When agents get stuck, they post a message to Discord. No severity levels, no routing, no tracking, no re-escalation. Critical issues get the same treatment as minor blockers.

Current flow

graph LR
    agent[Stuck Agent] -->|"🛑 Stuck on repo#42"| discord[Discord #tasks]
    discord -->|human notices... eventually| human[Human]
    style discord fill:#ffcc00,color:#000

Proposed flow

graph TB
    agent[Agent] -->|ESCALATE P2| conductor[Conductor-E]

    conductor -->|P2: Medium| thread[Discord Thread<br/>on the PR]
    conductor -->|P1: High| channel[Discord Channel<br/>#admin]
    conductor -->|P0: Critical| dm[Discord DM<br/>+ @mention]

    conductor -->|4h unacked?| bump[Bump Severity<br/>P2→P1→P0]
    bump -->|re-route| conductor

Severity levels

Level When Notification Auto-escalate
P2 Minor blocker, needs guidance Discord thread → P1 after 4h
P1 CI stuck, review conflict Discord #admin → P0 after 4h
P0 Security issue, data risk Discord DM + @mention Stays P0

Implementation

New Conductor-E events:

ESCALATION_CREATED  { severity, reason, agentId, repo, issueNumber }
ESCALATION_ACKED    { escalationId }
ESCALATION_CLOSED   { escalationId, resolution }

New rig-tools command:

conductor-e-hook ESCALATE --severity P1 "CI fails on auth tests, tried 3 times"

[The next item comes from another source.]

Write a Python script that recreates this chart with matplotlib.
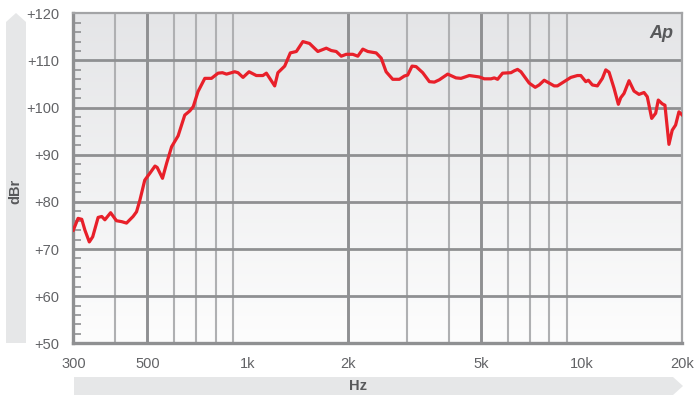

Conductor-E cron job checks unacked escalations every hour, bumps severity after threshold.

Effort: Medium (Conductor-E API changes + rig-tools CLI + Discord routing)


Implementation Roadmap

gantt
    title Rig Improvements
    dateFormat YYYY-MM-DD

    section Phase 1 (Quick Wins)
    Session Recovery (Prime)        :p1, 2026-04-17, 2d
    Pre-Tool Guards                 :p2, 2026-04-17, 1d
    Agent Identity Attribution      :p3, 2026-04-17, 1d

    section Phase 2 (Consistency)
    Centralized Hooks Config        :p4, after p1, 3d

    section Phase 3 (Reliability)
    Escalation System               :p5, after p4, 5d

What This Does NOT Change

  • Conductor-E stays as the central coordinator (not replaced by a CLI)
  • GitHub Issues stays as the issue tracker (not replaced by Beads)
  • FluxCD stays for GitOps (no change)
  • PostgreSQL + Marten stays for event sourcing (not replaced by Dolt)
  • Discord stays for communication (enhanced, not replaced)
  • KEDA scale-to-zero stays (no change)

These improvements layer on top of the existing architecture. No rewrites.